Wie ziek is heeft op een bijzondere wijze Gods genade nodig. Daartoe kan het sacrament van de ziekenzalving steun en hulp bieden en de genade van de heilige Geest geven aan de zieke, en mensen die om de zieke heen staan. Aan zieken, aan mensen die voor een levensgevaarlijke operatie staan of aan mensen die hun levenseinde zien naderen kan het sacrament van de ziekenzalving worden toegediend. Het sacrament is bedoeld om kracht te geven in het lijden. Het evangelie getuigt van de zorg van Jezus voor de zieken. Jezus geeft ook de opdracht om hulp en aandacht te besteden aan de zieken. Het sacrament van de ziekenzalving is door Christus ingesteld en in de brief van de apostel Jakobus aanbevolen. In de brief van Jakobus staat dat de zieken met olie moet worden gezalfd met het doel dat zij worden gered.

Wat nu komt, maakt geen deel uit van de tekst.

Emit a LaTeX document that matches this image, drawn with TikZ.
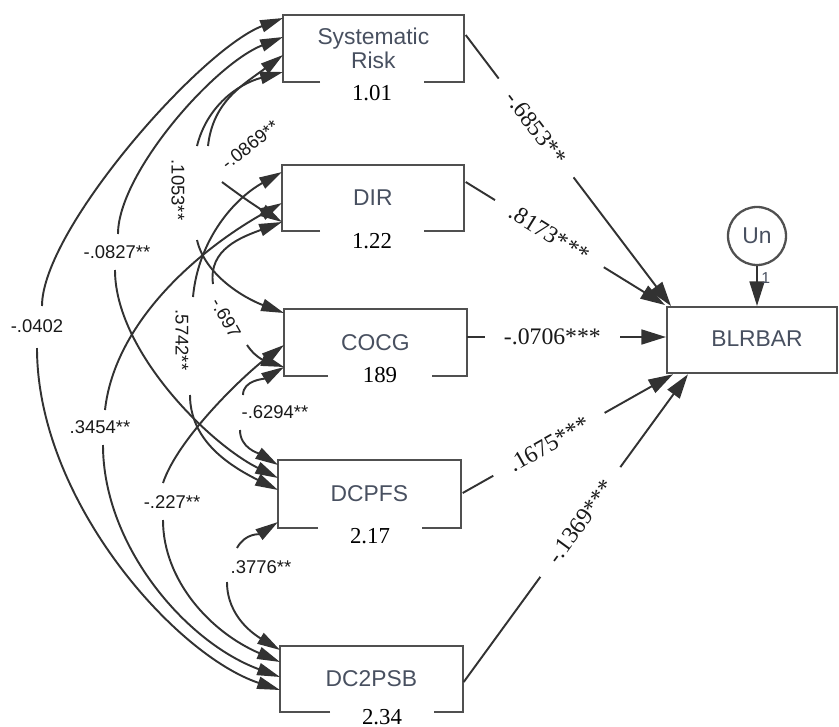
\documentclass[tikz,border=0pt]{standalone}
\usepackage{fontspec}
\setmainfont{Liberation Serif}
\setsansfont{Liberation Sans}
\usetikzlibrary{arrows.meta,calc}
\definecolor{ink}{RGB}{50,50,50}
\definecolor{frame}{RGB}{80,80,80}
\definecolor{boxtext}{RGB}{72,80,96}

% box outline with an opening in the bottom edge around the value below it
\newcommand\gapframe[2]{%
  \draw[frameline] ($(#2.center |- #1.south)+(-52,0)$) -- (#1.south west) -- (#1.north west)
    -- (#1.north east) -- (#1.south east) -- ($(#2.center |- #1.south)+(52,0)$);}

\begin{document}
\begin{tikzpicture}[x=0.02cm,y=0.02cm,
  var/.style={rectangle, inner sep=0pt, anchor=north west,
    font=\sffamily\fontsize{13}{13.5}\selectfont, text=boxtext, align=center},
  frameline/.style={draw=frame, line width=1.3pt, line join=miter},
  val/.style={font=\rmfamily\fontsize{13}{13}\selectfont, text=black, inner sep=1pt},
  pth/.style={draw=ink, line width=1.1pt, -{Triangle[length=14pt,width=8.5pt]}},
  plab/.style={font=\rmfamily\fontsize{13.5}{14}\selectfont, text=black!90, fill=white,
    inner xsep=11pt, inner ysep=1pt},
  cov/.style={draw=ink, line width=1.1pt, -{Triangle[length=13pt,width=7pt]}},
  covlab/.style={font=\sffamily\fontsize{10.5}{12}\selectfont, text=black!90, inner sep=1pt}]
\useasboundingbox (0,0) rectangle (839,-727);

% observed variables
\node[var, minimum width=180*0.02cm, minimum height=66*0.02cm] (sys) at (283,-15) {Systematic\\Risk};
\node[var, minimum width=181*0.02cm, minimum height=65*0.02cm] (dir) at (282,-165) {DIR};
\node[var, minimum width=182*0.02cm, minimum height=66*0.02cm] (cocg) at (284,-309) {COCG};
\node[var, minimum width=182*0.02cm, minimum height=67*0.02cm] (dcpfs) at (278,-460) {DCPFS};
\node[var, minimum width=182*0.02cm, minimum height=65*0.02cm] (dc2) at (280,-646) {DC2PSB};

% values under the boxes
\node[val] (sysv) at (372,-93) {1.01};
\node[val] (dirv) at (372,-241) {1.22};
\node[val] (cocgv) at (380,-375) {189};
\node[val] (dcpfsv) at (370,-536) {2.17};
\node[val] (dc2v) at (382,-717) {2.34};

\gapframe{sys}{sysv}
\gapframe{dir}{dirv}
\gapframe{cocg}{cocgv}
\gapframe{dcpfs}{dcpfsv}
\gapframe{dc2}{dc2v}

% dependent variable and its error term
\node[var, minimum width=170*0.02cm, minimum height=66*0.02cm, draw=frame, line width=1.3pt] (blr) at (666,-306) {};
\node[var, anchor=center] (blrname) at (757,-339) {BLRBAR};
\node[circle, draw=frame, line width=1.3pt, minimum size=58*0.02cm, inner sep=0pt,
  font=\sffamily\fontsize{13}{13}\selectfont, text=boxtext] (un) at (757,-236) {Un};
\draw[pth] (un) -- node[pos=0.3, right, inner sep=2pt, font=\sffamily\fontsize{9}{9}\selectfont, text=boxtext] {1} (un.south |- blr.north);

% regression paths
\draw[pth] ($(sys.north east)+(2,-20)$) -- node[plab, sloped, pos=0.343] {-.6853**} ($(blr.north west)+(5,0)$);
\draw[pth] ($(dir.north east)+(2,-17)$) -- node[plab, sloped, pos=0.42] {.8173***} ($(blr.north west)+(-1,1)$);
\draw[pth] ($(cocg.north east)+(0,-28)$) -- node[plab, pos=0.43] {-.0706***} ($(blr.north west)+(0,-31)$);
\draw[pth] ($(dcpfs.north east)+(2,-33)$) -- node[plab, sloped, pos=0.41] {.1675***} ($(blr.south west)+(7,0)$);
\draw[pth] ($(dc2.north east)+(1,-36)$) -- node[plab, sloped, pos=0.52] {-.1369***} ($(blr.south west)+(22,0)$);

% ends of the covariance arcs on either side of their labels
\coordinate (g1a) at (42,-306);   \coordinate (g1b) at (37,-348);
\coordinate (g2a) at (118,-234);  \coordinate (g2b) at (115,-270);
\coordinate (g3a) at (197,-146);  \coordinate (g3b) at (197,-240);
\coordinate (g4a) at (208,-146);  \coordinate (g4b) at (222,-182);
\coordinate (g5a) at (213,-284);  \coordinate (g5b) at (247,-345);
\coordinate (g6a) at (193,-297);  \coordinate (g6b) at (190,-395);
\coordinate (g7a) at (105,-410);  \coordinate (g7b) at (103,-445);
\coordinate (g8a) at (243,-395);  \coordinate (g8b) at (240,-430);
\coordinate (g9a) at (163,-483);  \coordinate (g9b) at (163,-520);
\coordinate (g10a) at (237,-548); \coordinate (g10b) at (227,-582);

% Systematic Risk - DC2PSB
\draw[cov] (g1a) .. controls +(0,76) and +(-83,-32) .. ($(sys.north west)+(0,-3)$);
\draw[cov] (g1b) .. controls +(0,-152) and +(-105,35) .. ($(dc2.north west)+(0,-44)$);
\node[covlab] at (37,-326) {-.0402};
% Systematic Risk - DCPFS
\draw[cov] (g2a) .. controls +(0,60) and +(-70,-28) .. ($(sys.north west)+(0,-22)$);
\draw[cov] (g2b) .. controls +(0,-80) and +(-70,35) .. ($(dcpfs.north west)+(0,-18)$);
\node[covlab] at (117,-252) {-.0827**};
% Systematic Risk - COCG
\draw[cov] (g3a) .. controls +(10,40) and +(-45,-12) .. ($(sys.north west)+(0,-57)$);
\draw[cov] (g3b) .. controls +(8,-35) and +(-40,15) .. ($(cocg.north west)+(0,-4)$);
\node[covlab, rotate=-90] at (178,-190) {.1053**};
% Systematic Risk - DIR
\draw[cov] (g4a) .. controls +(5,45) and +(-40,-30) .. ($(sys.north west)+(0,-40)$);
\draw[cov] (g4b) .. controls +(20,-15) and +(-25,15) .. ($(dir.north west)+(0,-57)$);
\node[covlab, rotate=38] at (250,-145) {-.0869**};
% DIR - COCG
\draw[cov] (g5a) .. controls +(-5,35) and +(-40,-15) .. ($(dir.north west)+(0,-57)$);
\draw[cov] (g5b) .. controls +(10,-15) and +(-15,5) .. ($(cocg.north west)+(0,-58)$);
\node[covlab, rotate=-61] at (226,-318) {-.697};
% DIR - DCPFS
\draw[cov] (g6a) .. controls +(5,55) and +(-50,-28) .. ($(dir.north west)+(0,-7)$);
\draw[cov] (g6b) .. controls +(0,-45) and +(-50,25) .. ($(dcpfs.north west)+(0,-30)$);
\node[covlab, rotate=-90] at (182,-340) {.5742**};
% DIR - DC2PSB
\draw[cov] (g7a) .. controls +(10,90) and +(-80,-45) .. ($(dir.north west)+(0,-38)$);
\draw[cov] (g7b) .. controls +(0,-100) and +(-95,35) .. ($(dc2.north west)+(0,-31)$);
\node[covlab] at (100,-427) {.3454**};
% COCG - DCPFS
\draw[cov] (g8a) .. controls +(0,15) and +(-20,-12) .. ($(cocg.north west)+(0,-58)$);
\draw[cov] (g8b) .. controls +(0,-18) and +(-20,12) .. ($(dcpfs.north west)+(0,-5)$);
\node[covlab] at (275,-412) {-.6294**};
% COCG - DC2PSB
\draw[cov] (g9a) .. controls +(15,45) and +(-40,-30) .. ($(cocg.north west)+(0,-36)$);
\draw[cov] (g9b) .. controls +(0,-60) and +(-70,30) .. ($(dc2.north west)+(0,-16)$);
\node[covlab] at (172,-502) {-.227**};
% DCPFS - DC2PSB
\draw[cov] (g10a) .. controls +(8,15) and +(-18,-12) .. ($(dcpfs.north west)+(0,-62)$);
\draw[cov] (g10b) .. controls +(0,-35) and +(-25,15) .. ($(dc2.north west)+(0,-4)$);
\node[covlab] at (261,-567) {.3776**};
\end{tikzpicture}
\end{document}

Het sacrament van de ziekenzalving geeft de zieke de genade van de heilige Geest. Het geeft de mens hulp en steun, het schenkt hem hoop en vertrouwen in God en het helpt tegen de angst voor de dood en eigen zonden. De kracht van het sacrament komt tot uiting doordat het de zieke helpt het lijden te dragen of te bestrijden.
Het sacrament kan worden herhaald, telkens als de noodzaak aanwezig is, bijvoorbeeld bij herhaaldelijke operaties of bij mensen op zeer hoge leeftijd waarvan de gezondheid is achteruitgegaan. Het verdient aanbeveling het sacrament niet te lang uit te stellen. Het is zowel voor de zieke als voor aanwezige familieleden en dierbaren fijner wanneer de zieke de viering van het sacrament in het volle bewustzijn kan meemaken en de kracht ervan mag ervaren.
De viering van het sacrament
De openingsritus bestaat uit de begroeting en een besprenkeling met wijwater. Na de schuldbelijdenis volgt een (eigen gekozen) schriftlezing en de voorbede. Vervolgens zegent de priester de zieke onder een handoplegging. Hierna worden het voorhoofd en de handen van de zieke gezalfd. Indien mogelijk volgt er een eucharistieviering waarin de zieke en de overige aanwezigen de communie ontvangen.